Credit Union members (74%) are 3 times as likely as customers of Bank of America (25%) to experience a trustworthy relationship with their institution, according to a Harris Poll released in November 2011. Data from the survey indicates that 33% of JP Morgan Chase customers rate their bank as either excellent or very good at ensuring a trustworthy relationship with them, while 37% of Wells Fargo / Wachovia customers feel the same way. And while 12% of Bank of America customers feel that the bank does a poor job of ensuring a trustworthy relationship with them, not a single Credit Union member feels likewise. Overall, 45% of customers who use a bank rather than a Credit Union are satisfied with their institution’s trustworthiness.
Credit Union Members Feel the Love
The pattern holds when examining how customers rate “Big Banks” – defined as Bank of America, JP Morgan Chase, and Wells Fargo / Wachovia – at valuing them as customers: Credit Union members (72%) are again three times as likely as Bank of America customers (24%) to feel valued. In fact, just 5% of Bank of America customers rate the institution as excellent in that regard, compared to 33% of Credit Union members. And while JP Morgan Chase (12%) and Well Fargo / Wachovia (11%) fare slightly better than Bank of America at being rated as excellent, they remain significantly behind Credit Unions and banks as a whole (20%).
Bank Customers Can’t Get No Satisfaction
Just 44% of bank customers overall feel very or extremely satisfied with their bank, compared to 73% of Credit Union members. Bank of America again rates lowest, with more customers not at all satisfied (10%) than extremely satisfied (6%).
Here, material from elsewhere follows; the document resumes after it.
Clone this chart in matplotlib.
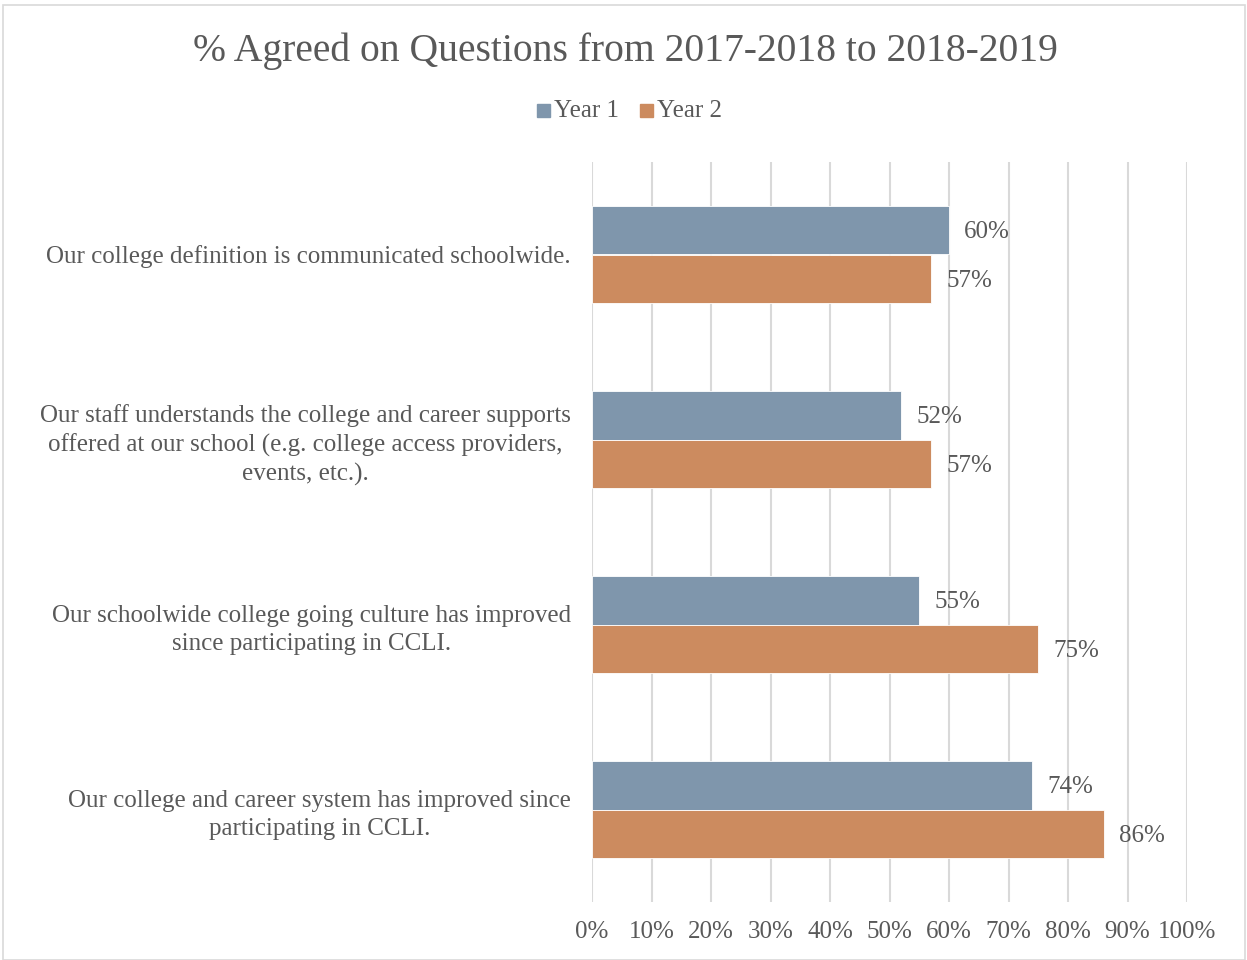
import numpy as np
import matplotlib.pyplot as plt
from matplotlib.patches import Rectangle

# data
questions = [
    "Our college definition is communicated schoolwide.",
    "Our staff understands the college and career supports\noffered at our school (e.g. college access providers,\nevents, etc.).",
    "Our schoolwide college going culture has improved\nsince participating in CCLI.",
    "Our college and career system has improved since\nparticipating in CCLI.",
]
year1 = [60, 52, 55, 74]
year2 = [57, 57, 75, 86]
series_names = ["Year 1", "Year 2"]
ticks = [0, 10, 20, 30, 40, 50, 60, 70, 80, 90, 100]

c1 = "#7F96AC"
c2 = "#CC8B5F"
txt = "#595959"
plt.rcParams['font.family'] = ['Liberation Serif', 'DejaVu Serif']

fig = plt.figure(figsize=(12.47, 9.6), dpi=100)
W, H = 1247, 960
ax = fig.add_axes([592 / W, 1 - 902 / H, (1187 - 592) / W, (902 - 162) / H])

y = np.arange(len(questions))
h = 0.26
ax.barh(y - h / 2, year1, height=h, color=c1, edgecolor="white", linewidth=0.6, zorder=3)
ax.barh(y + h / 2, year2, height=h, color=c2, edgecolor="white", linewidth=0.6, zorder=3)

for i in range(len(questions)):
    ax.annotate("%d%%" % year1[i], (year1[i], y[i] - h / 2), xytext=(15, -2),
                textcoords="offset pixels", va="center", ha="left", fontsize=18, color=txt)
    ax.annotate("%d%%" % year2[i], (year2[i], y[i] + h / 2), xytext=(15, -2),
                textcoords="offset pixels", va="center", ha="left", fontsize=18, color=txt)

ax.set_xlim(0, 100)
ax.set_ylim(len(questions) - 0.5, -0.5)
ax.set_xticks(ticks)
ax.set_xticklabels(["%d%%" % t for t in ticks], fontsize=18, color=txt)
ax.set_yticks(y)
ax.set_yticklabels(questions, fontsize=18, color=txt, ha="right",
                   multialignment="center", linespacing=1.35)
ax.tick_params(axis="y", length=0, pad=(592 - 571) * 0.72)
ax.tick_params(axis="x", length=0, pad=14)
ax.grid(axis="x", color="#D9D9D9", linewidth=1.5, zorder=0)
for s in ax.spines.values():
    s.set_visible(False)

fig.text(625 / W, 1 - 51 / H, "% Agreed on Questions from 2017-2018 to 2018-2019",
         ha="center", va="center", fontsize=28.5, color=txt)

# legend
for x0, col, name in [(537, c1, series_names[0]), (640, c2, series_names[1])]:
    fig.patches.append(Rectangle((x0 / W, 1 - 117 / H), 13 / W, 13 / H,
                                 transform=fig.transFigure, color=col))
    fig.text((x0 + 17) / W, 1 - 111 / H, name, ha="left", va="center", fontsize=18, color=txt)

# chart border
fig.patches.append(Rectangle((3 / W, 0), 1242 / W, 1 - 5 / H, transform=fig.transFigure,
                             fill=False, edgecolor="#D9D9D9", linewidth=1.2))

fig.savefig("out.png", dpi=100)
Credit Union Members Most Loyal
Big Bank customers’ lack of satisfaction is clearly having an effect on their loyalties: while 87% of Credit Union members are extremely (61%) or very likely (26%) to continue using them, only 40% of Bank of America customers, 46% of JP Morgan Chase’s customers, and 54% of Wells Fargo / Wachovia’s customers feel the same way. Overall, 58% of customers who use a bank rather than a Credit Union feel that they are extremely (34%) or very likely (24%) to continue using their bank.
JD Power: Retail Banking Sentiment Reverses Slide
Consumer sentiment toward retail banks appeared to have reversed its historical downward slide in the early part of 2011, increasing for the first time since 2007, according to a J.D. Power and Associates retail banking satisfaction study released in May 2011. The study found that retail banking customer satisfaction improved by four index points from 2010 to an average of 752 (on a 1,000 point scale) in 2011.
About the Data:The Harris Poll surveyed 2,463 adults online between October 10 and 17, 2011.